Previous topic - Next topic

boogietone

The EA Tremolo uses a JFET to couple the LFO to the audio circuit (c.f., http://tinyurl.com/3oawnst) The JFET changes the output transistor's emitter resistance in time with the oscillator. This increases and decreases the current through the BJT and the collector resistor and thus the output voltage seen at the collector. What is not clear is how the JFET is biased. The JFETs specified (2N5457s or J201s) are N-channel and according to what I understand require a negative voltage at the gate with respect to the source to 1) be reverse biased at the gate junction and 2) be able to have a usable depletion affect the on channel between the source and drain. I do not see how a negative voltage is possible at the gate. The swings of the oscillator should be between 0 and some positive value. The depth pot just sets the overall magnitude of the swing and with the 68k resistor in the GGG schematic never even gets to 0V (unless the oscillator hits cut-off). Since the JFETs source is grounded, there seems to be no way for Vgs to be negative. What gives? Is this a case were positive Vgs is in fact used?
An oxymoron - clean transistor boost.

R.G.

That struck me too when I was messing with the layout I did for it.

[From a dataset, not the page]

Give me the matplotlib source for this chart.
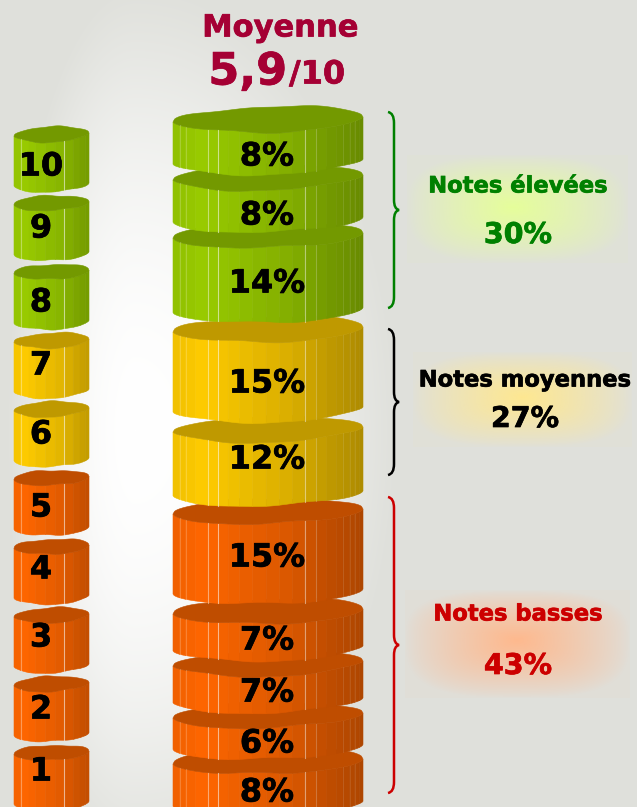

A JFET is as low resistance as it gets when Vgs = 0. Moving it more positive does not cause a lower resistance. However, it does act like a diode and conduct to the channel when it's forward biased. At the time I presumed that it was just driving the thing off for the negative going half of the LFO signal.

But it strikes me now that the JFET gate diode may be clamping the signal at the gate to ground. A diode clamp can force an incoming AC signal to be clamped to a voltage (usually ground). They were called "DC restorers" back in television days. I'm thinking this may actually clamp the top of the incoming AC LFO signal to ground, giving most of the signal below ground. It would be interesting to scope it and see if there's a DC shift.
R.G.

In response to the questions in the forum - PCB Layout for Musical Effects is available from The Book Patch. Search "PCB Layout" and it ought to appear.

ORK

Isn`t the modulating voltage at the gate vs. source 0.0V plus/minus half the LFO amplitude due to C4?
And do we know if the jfet characteristic curve in the first quadrant when in the ohmic region is being mirrored in the third quadrant?

R.G.

Quote from: ORK on August 02, 2011, 03:19:12 PM
Isn`t the modulating voltage at the gate vs. source 0.0V plus/minus half the LFO amplitude due to C4?
That was my original thought, until I considered that the LFO voltage is a number of volts, and would forward bias the gate-channel. Without the diode nature of the gate-channel in a JFET, it would certainly be the case. The gate-channel junction sets up a voltage clamping situation of some sort. I don't know how effective the clamping is for this set of conditions.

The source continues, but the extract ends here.